La stagione 2 non è tratta da un libro, ma scritta ex novo
Dopo Tutto chiede salvezza, Daniele Mencarelli ha scritto altri libri che parlano di sé. Ma la seconda stagione non sarà tratta da un suo libro, ma scritta ex novo. Come le stagioni di The Handmaid's Tale seguenti alla prima, per fare un esempio, che dopo aver seguito il libro per la prima stagione, poi hanno preso una loro strada. "Noi sceneggiatori eravamo in quattro, ora siamo in tre: io, Daniele e Daniela Gambaro" ci racconta Francesco Bruni. "Naturalmente se avessi sentito che Mencarelli non voleva andare avanti, non sarei andato avanti nemmeno io, avevo bisogno di sentire che anche lui era partecipe, che poteva fornirmi degli spunti, delle storie che ha raccolto in questi anni. Perché comunque la psichiatria resta in campo. Lui era straconvinto di volerlo fare, il difficile è stato pensare a come farlo. Lavoriamo molto, abbiamo una chat che pullula di messaggi, ci dividiamo il lavoro nelle varie fasi. È una squadra di scrittura molto bella. È stata un'esperienza nuova, come regista e autore non avevo mai scritto con altri. È un'esperienza che vorrei ripetere quando tornerò a fare cinema. L'ho potuto fare perché questa storia è meno personale".

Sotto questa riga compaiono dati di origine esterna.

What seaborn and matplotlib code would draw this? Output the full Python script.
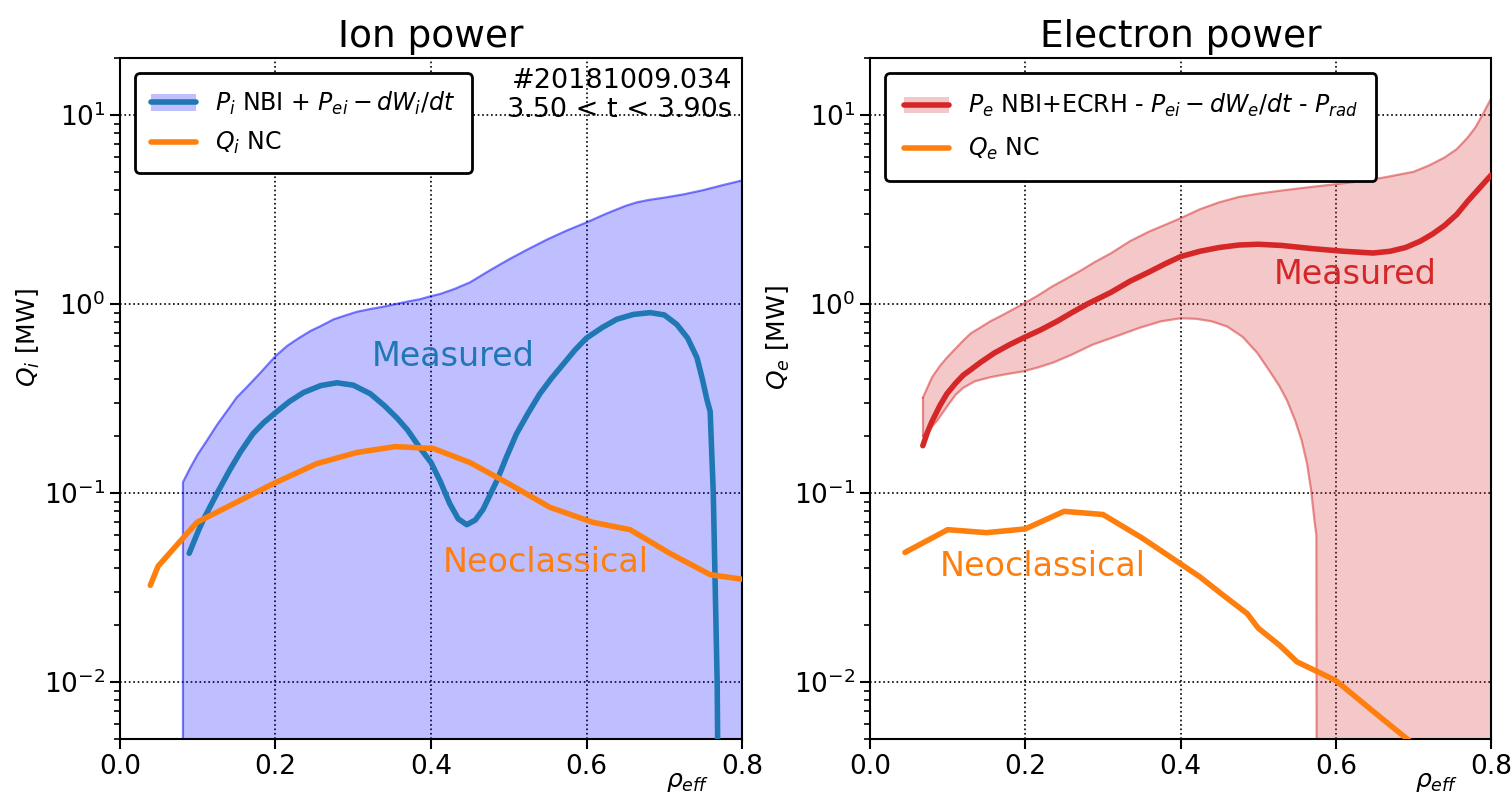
import numpy as np
import pandas as pd
import matplotlib
matplotlib.use("Agg")
import matplotlib.pyplot as plt
import seaborn as sns
from matplotlib.patches import Patch
from matplotlib.lines import Line2D

# ---------------- data ----------------
# Ion panel
ion_env_x = [0.081, 0.09, 0.1, 0.112, 0.125, 0.14, 0.15, 0.165, 0.18, 0.2, 0.215, 0.23, 0.245,
             0.257, 0.275, 0.29, 0.305, 0.322, 0.34, 0.355, 0.37, 0.386, 0.4, 0.412, 0.43,
             0.45, 0.475, 0.5, 0.525, 0.55, 0.575, 0.6, 0.625, 0.65, 0.665, 0.68, 0.7,
             0.725, 0.75, 0.775, 0.8]
ion_env_hi = [0.114, 0.135, 0.16, 0.19, 0.23, 0.28, 0.32, 0.37, 0.43, 0.53, 0.6, 0.66, 0.72,
              0.76, 0.83, 0.87, 0.91, 0.94, 0.97, 1.0, 1.03, 1.06, 1.1, 1.13, 1.2,
              1.3, 1.5, 1.72, 1.95, 2.2, 2.45, 2.7, 3.0, 3.3, 3.45, 3.55, 3.65,
              3.8, 4.0, 4.25, 4.5]
ion_env_lo = [1e-5] * len(ion_env_x)

ion_meas_x = [0.089, 0.1, 0.107, 0.125, 0.141, 0.155, 0.171, 0.185, 0.2, 0.218, 0.236, 0.258,
              0.279, 0.3, 0.322, 0.34, 0.356, 0.37, 0.385, 0.40, 0.412, 0.424, 0.435, 0.446,
              0.457, 0.467, 0.476, 0.485, 0.497, 0.51, 0.525, 0.54, 0.555, 0.57, 0.585, 0.6,
              0.62, 0.639, 0.66, 0.682, 0.70, 0.716, 0.73, 0.742, 0.749, 0.755, 0.759,
              0.763, 0.768, 0.770]
ion_meas_y = [0.048, 0.062, 0.072, 0.10, 0.132, 0.165, 0.206, 0.236, 0.266, 0.305, 0.34, 0.37,
              0.383, 0.372, 0.335, 0.29, 0.25, 0.215, 0.175, 0.145, 0.115, 0.088, 0.073, 0.068,
              0.072, 0.082, 0.098, 0.117, 0.155, 0.206, 0.265, 0.335, 0.405, 0.48, 0.57, 0.66,
              0.75, 0.83, 0.88, 0.9, 0.875, 0.78, 0.66, 0.52, 0.40, 0.31, 0.27,
              0.1, 0.01, 0.001]

ion_nc_x = [0.039, 0.049, 0.099, 0.197, 0.253, 0.305, 0.354, 0.403, 0.45, 0.5, 0.553, 0.608,
            0.656, 0.707, 0.759, 0.8]
ion_nc_y = [0.0325, 0.041, 0.07, 0.112, 0.143, 0.164, 0.176, 0.172, 0.145, 0.112, 0.084, 0.07,
            0.064, 0.048, 0.037, 0.035]

# Electron panel
el_hi_x = [0.068, 0.08, 0.09, 0.099, 0.11, 0.12, 0.13, 0.142, 0.155, 0.17, 0.185, 0.197,
           0.215, 0.235, 0.25, 0.27, 0.29, 0.31, 0.335, 0.36, 0.38, 0.4, 0.425, 0.45,
           0.475, 0.5, 0.53, 0.56, 0.6, 0.63, 0.66, 0.7, 0.72, 0.74, 0.756, 0.77, 0.78,
           0.79, 0.8]
el_hi_y = [0.319, 0.41, 0.47, 0.52, 0.58, 0.64, 0.7, 0.75, 0.81, 0.87, 0.94, 1.0,
           1.1, 1.24, 1.34, 1.49, 1.67, 1.85, 2.15, 2.42, 2.62, 2.84, 3.17, 3.45,
           3.68, 3.83, 3.98, 4.12, 4.3, 4.45, 4.65, 5.0, 5.4, 5.95, 6.6, 7.6, 8.6,
           10.2, 12.2]
el_lo_x = [0.068, 0.075, 0.086, 0.1, 0.11, 0.12, 0.135, 0.155, 0.175, 0.197, 0.215, 0.236,
           0.26, 0.287, 0.315, 0.348, 0.375, 0.4, 0.42, 0.44, 0.46, 0.48, 0.499, 0.515,
           0.527, 0.537, 0.548, 0.556, 0.563, 0.568, 0.573, 0.575, 0.576, 0.8]
el_lo_y = [0.2, 0.215, 0.24, 0.29, 0.33, 0.36, 0.39, 0.41, 0.425, 0.44, 0.46, 0.49,
           0.54, 0.61, 0.67, 0.75, 0.81, 0.84, 0.835, 0.81, 0.76, 0.67, 0.55, 0.44,
           0.37, 0.31, 0.24, 0.19, 0.143, 0.105, 0.069, 0.06, 1e-5, 1e-5]

el_meas_x = [0.068, 0.074, 0.08, 0.09, 0.099, 0.11, 0.12, 0.13, 0.142, 0.16, 0.18, 0.197,
             0.22, 0.241, 0.26, 0.28, 0.31, 0.335, 0.36, 0.38, 0.4, 0.425, 0.45, 0.475,
             0.5, 0.53, 0.571, 0.61, 0.648, 0.67, 0.69, 0.709, 0.725, 0.74, 0.756, 0.77,
             0.785, 0.8]
el_meas_y = [0.178, 0.21, 0.24, 0.29, 0.335, 0.38, 0.42, 0.45, 0.49, 0.55, 0.61, 0.66,
             0.73, 0.81, 0.9, 1.0, 1.15, 1.32, 1.48, 1.63, 1.78, 1.9, 1.99, 2.05,
             2.07, 2.04, 1.96, 1.9, 1.86, 1.9, 1.99, 2.15, 2.35, 2.6, 2.98, 3.5,
             4.1, 4.8]

el_nc_x = [0.045, 0.1, 0.15, 0.2, 0.25, 0.3, 0.35, 0.39, 0.425, 0.454, 0.486, 0.5, 0.528,
           0.55, 0.6, 0.65, 0.7]
el_nc_y = [0.0485, 0.064, 0.0617, 0.0646, 0.080, 0.077, 0.058, 0.045, 0.036, 0.029, 0.023,
           0.0193, 0.0156, 0.0128, 0.0102, 0.0069, 0.0047]

xticks = [0.0, 0.2, 0.4, 0.6, 0.8]
titles = ["Ion power", "Electron power"]
ylabels = [r"$Q_i$ [MW]", r"$Q_e$ [MW]"]
ion_labels = [r"$P_i$ NBI + $P_{ei} - dW_i/dt$", r"$Q_i$ NC"]
el_labels = [r"$P_e$ NBI+ECRH - $P_{ei} - dW_e/dt$ - $P_{rad}$", r"$Q_e$ NC"]
shot_text = "#20181009.034\n3.50 < t < 3.90s"

# ---------------- style ----------------
sns.set_style("ticks")
plt.rcParams["font.family"] = ["DejaVu Sans"]
plt.rcParams["mathtext.fontset"] = "dejavusans"
for k in ["text.color", "axes.labelcolor", "xtick.color", "ytick.color", "axes.edgecolor"]:
    plt.rcParams[k] = "black"

C0 = "#1f77b4"
C1 = "#ff7f0e"
C3 = "#d62728"
blue_face = (0.0, 0.0, 1.0, 0.25)
blue_edge = (0.0, 0.0, 1.0, 0.5)
red_face = (0.839, 0.153, 0.157, 0.25)
red_edge = (0.839, 0.153, 0.157, 0.5)
LW = 4.0

fig = plt.figure(figsize=(15.11, 7.99), dpi=100)
ax1 = fig.add_axes([0.0794, 0.0751, 0.4117, 0.8523])
ax2 = fig.add_axes([0.5758, 0.0751, 0.4110, 0.8523])

for ax in (ax1, ax2):
    ax.set_yscale("log")

# Ion panel
ax1.fill_between(ion_env_x, ion_env_lo, ion_env_hi, facecolor=blue_face,
                 edgecolor=blue_edge, linewidth=1.6, zorder=1)
sns.lineplot(data=pd.DataFrame({"x": ion_meas_x, "y": ion_meas_y}), x="x", y="y",
             ax=ax1, color=C0, linewidth=LW, sort=False, estimator=None, zorder=3)
sns.lineplot(data=pd.DataFrame({"x": ion_nc_x, "y": ion_nc_y}), x="x", y="y",
             ax=ax1, color=C1, linewidth=LW, sort=False, estimator=None, zorder=4)
ax1.text(0.428, 0.53, "Measured", color=C0, fontsize=24, ha="center", va="center")
ax1.text(0.548, 0.043, "Neoclassical", color=C1, fontsize=24, ha="center", va="center")
ax1.text(0.984, 0.985, shot_text, transform=ax1.transAxes, ha="right", va="top",
         fontsize=19.5, multialignment="right", linespacing=1.15)

# Electron panel
env_x = sorted(set(el_hi_x) | set(el_lo_x))
hi_i = np.interp(env_x, el_hi_x, el_hi_y)
lo_i = np.interp(env_x, el_lo_x, el_lo_y)
ax2.fill_between(env_x, lo_i, hi_i, facecolor=red_face, edgecolor="none", zorder=1)
ax2.plot(el_hi_x, el_hi_y, color=red_edge, linewidth=1.6, zorder=2)
ax2.plot(el_lo_x, el_lo_y, color=red_edge, linewidth=1.6, zorder=2)
ax2.plot([el_hi_x[0], el_lo_x[0]], [el_hi_y[0], el_lo_y[0]], color=red_edge,
         linewidth=1.6, zorder=2)
sns.lineplot(data=pd.DataFrame({"x": el_meas_x, "y": el_meas_y}), x="x", y="y",
             ax=ax2, color=C3, linewidth=LW, sort=False, estimator=None, zorder=3)
sns.lineplot(data=pd.DataFrame({"x": el_nc_x, "y": el_nc_y}), x="x", y="y",
             ax=ax2, color=C1, linewidth=LW, sort=False, estimator=None, zorder=4)
ax2.text(0.625, 1.44, "Measured", color=C3, fontsize=24, ha="center", va="center")
ax2.text(0.223, 0.041, "Neoclassical", color=C1, fontsize=24, ha="center", va="center")

for ax, title, ylab in zip((ax1, ax2), titles, ylabels):
    ax.set_xlim(0, 0.8)
    ax.set_ylim(5e-3, 20)
    ax.set_xticks(xticks)
    ax.set_xticklabels([f"{t:.1f}" for t in xticks])
    ax.set_title(title, fontsize=27, pad=8, color="black")
    ax.set_ylabel(ylab, fontsize=18)
    ax.yaxis.set_label_coords(-0.125, 0.59)
    ax.set_xlabel(r"$\rho_{eff}$", fontsize=18)
    ax.xaxis.set_label_coords(0.913, -0.045)
    ax.tick_params(axis="both", which="major", labelsize=19, length=7, width=1.5,
                   direction="out", color="black", labelcolor="black")
    ax.tick_params(axis="y", which="minor", length=4, width=1.2, direction="out")
    ax.grid(True, which="major", linestyle=":", color="black", linewidth=1.2)
    ax.grid(False, which="minor")
    for s in ax.spines.values():
        s.set_visible(True)
        s.set_linewidth(1.5)
        s.set_color("black")

h1 = [(Patch(facecolor=blue_face, edgecolor="none"), Line2D([], [], color=C0, lw=LW)),
      Line2D([], [], color=C1, lw=LW)]
leg1 = ax1.legend(h1, ion_labels, loc="upper left", fontsize=17, frameon=True,
                  framealpha=1, edgecolor="black", borderpad=0.7, labelspacing=0.55,
                  handlelength=1.9, bbox_to_anchor=(0.005, 0.995))
leg1.get_frame().set_linewidth(2)

h2 = [(Patch(facecolor=red_face, edgecolor="none"), Line2D([], [], color=C3, lw=LW)),
      Line2D([], [], color=C1, lw=LW)]
leg2 = ax2.legend(h2, el_labels, loc="upper left", fontsize=17, frameon=True,
                  framealpha=1, edgecolor="black", borderpad=0.8, labelspacing=0.7,
                  handlelength=1.9, bbox_to_anchor=(0.005, 0.995))
leg2.get_frame().set_linewidth(2)

fig.savefig("out.png", dpi=100)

Da Scialla a Tutto chiede salvezza, il fil rouge è il disagio giovanile
Quando si è saputo della lavorazione di Tutto chiede salvezza, è sembrato un approdo naturale per Bruni. Veniva da un altro film in cui si parlava di cura, di guarigione e luoghi chiusi, come Cosa sarà. Lì si curava il corpo, qui la mente. Cosa cambia nel raccontare queste due cose vicine ma diverse? "È vero che Cosa sarà è stato il turning point del mio percorso registico", conferma Bruni. "È un film che mi ha dato fiducia nelle mie capacità di regista e non solo di narratore, e anche del fatto di non dover per forza fare una commedia tout court, ma anche di poter affrontare temi drammatici, sempre stemperando dove possibile: mi ha fatto uscire dal recinto della commedia". "Io però trovo che sia più il punto di arrivo una parabola che parte da Scialla! (Stai sereno), continua con Tutto quello che vuoi e arriva a Tutto chiede salvezza" continua. "È una parabola del disagio giovanile, che parte dai toni umoristici e assolutamente leggeri di Scialla, passa per quelli più drammatici e problematici di Tutto quello che vuoi e arriva alle estreme conseguenze di Tutto chiede salvezza. A posteriori ho notato che era un fil rouge che attraversava tutte le mie opere. Con il discorso che, avendo vissuto in prima persona l'esperienza di contenimento, isolamento, solitudine, angoscia, paura per la mia vita questa storia mi parlava molto direttamente, mi stava molto a cuore. Le differenze è che questa storia è più angosciante rispetto a Cosa sarà, in cui il personaggio sa perché è lì, persone competenti, che lo cureranno. Non è circondato da un panorama umano all'inizio così inquietante. Ma tra le due opere ci sono delle parentele".